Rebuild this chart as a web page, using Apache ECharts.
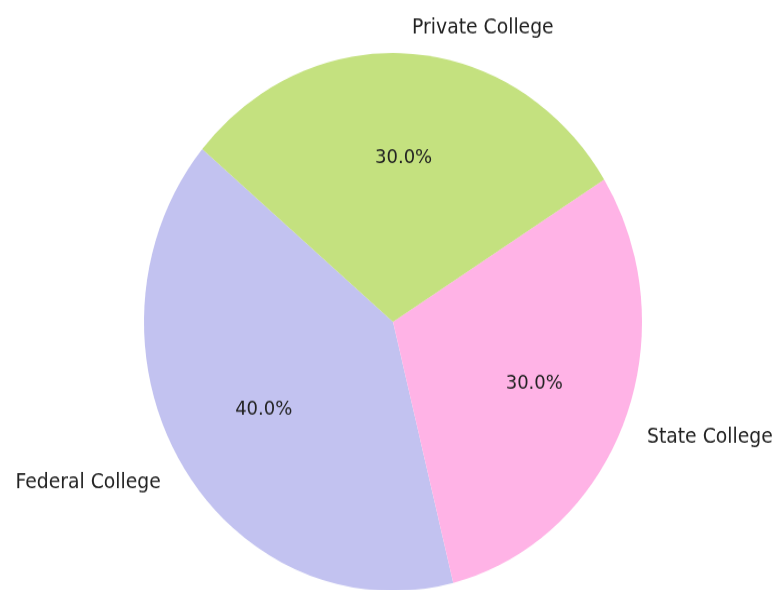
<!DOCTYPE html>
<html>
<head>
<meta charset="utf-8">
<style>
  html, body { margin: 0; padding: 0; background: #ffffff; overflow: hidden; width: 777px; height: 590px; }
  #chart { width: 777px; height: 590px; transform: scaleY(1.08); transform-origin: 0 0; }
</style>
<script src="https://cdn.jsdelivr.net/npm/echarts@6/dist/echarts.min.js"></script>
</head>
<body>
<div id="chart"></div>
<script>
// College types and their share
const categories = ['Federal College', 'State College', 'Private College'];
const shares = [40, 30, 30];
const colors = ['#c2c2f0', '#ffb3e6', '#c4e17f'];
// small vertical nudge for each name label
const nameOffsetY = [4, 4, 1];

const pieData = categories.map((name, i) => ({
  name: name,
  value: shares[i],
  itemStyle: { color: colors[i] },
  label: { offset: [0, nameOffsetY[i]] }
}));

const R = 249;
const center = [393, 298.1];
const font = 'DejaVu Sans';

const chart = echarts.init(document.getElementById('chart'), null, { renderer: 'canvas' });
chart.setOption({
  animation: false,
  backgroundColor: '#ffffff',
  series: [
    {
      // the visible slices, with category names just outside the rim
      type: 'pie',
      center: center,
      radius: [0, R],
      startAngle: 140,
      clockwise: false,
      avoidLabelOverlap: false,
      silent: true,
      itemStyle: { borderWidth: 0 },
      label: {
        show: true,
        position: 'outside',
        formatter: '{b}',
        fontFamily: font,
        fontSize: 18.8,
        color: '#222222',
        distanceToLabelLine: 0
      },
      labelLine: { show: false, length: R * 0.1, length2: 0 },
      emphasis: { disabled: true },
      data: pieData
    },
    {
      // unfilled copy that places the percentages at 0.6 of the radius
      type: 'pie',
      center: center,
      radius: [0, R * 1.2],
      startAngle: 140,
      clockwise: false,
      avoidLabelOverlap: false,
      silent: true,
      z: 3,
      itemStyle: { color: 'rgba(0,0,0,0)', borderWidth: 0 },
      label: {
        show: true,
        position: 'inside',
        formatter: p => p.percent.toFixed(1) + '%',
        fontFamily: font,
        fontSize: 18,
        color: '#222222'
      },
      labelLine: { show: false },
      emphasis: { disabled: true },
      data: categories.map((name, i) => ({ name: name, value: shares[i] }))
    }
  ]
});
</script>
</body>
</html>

--------------------

§ **What to work on**:
Leave out any pictures and return exactly the lines from the beginning of the data through the line with "const font = 'DejaVu Sans';", inclusive.

§ **Output below**:
Rebuild this chart as a web page, using Apache ECharts.
<!DOCTYPE html>
<html>
<head>
<meta charset="utf-8">
<style>
  html, body { margin: 0; padding: 0; background: #ffffff; overflow: hidden; width: 777px; height: 590px; }
  #chart { width: 777px; height: 590px; transform: scaleY(1.08); transform-origin: 0 0; }
</style>
<script src="https://cdn.jsdelivr.net/npm/echarts@6/dist/echarts.min.js"></script>
</head>
<body>
<div id="chart"></div>
<script>
// College types and their share
const categories = ['Federal College', 'State College', 'Private College'];
const shares = [40, 30, 30];
const colors = ['#c2c2f0', '#ffb3e6', '#c4e17f'];
// small vertical nudge for each name label
const nameOffsetY = [4, 4, 1];

const pieData = categories.map((name, i) => ({
  name: name,
  value: shares[i],
  itemStyle: { color: colors[i] },
  label: { offset: [0, nameOffsetY[i]] }
}));

const R = 249;
const center = [393, 298.1];
const font = 'DejaVu Sans';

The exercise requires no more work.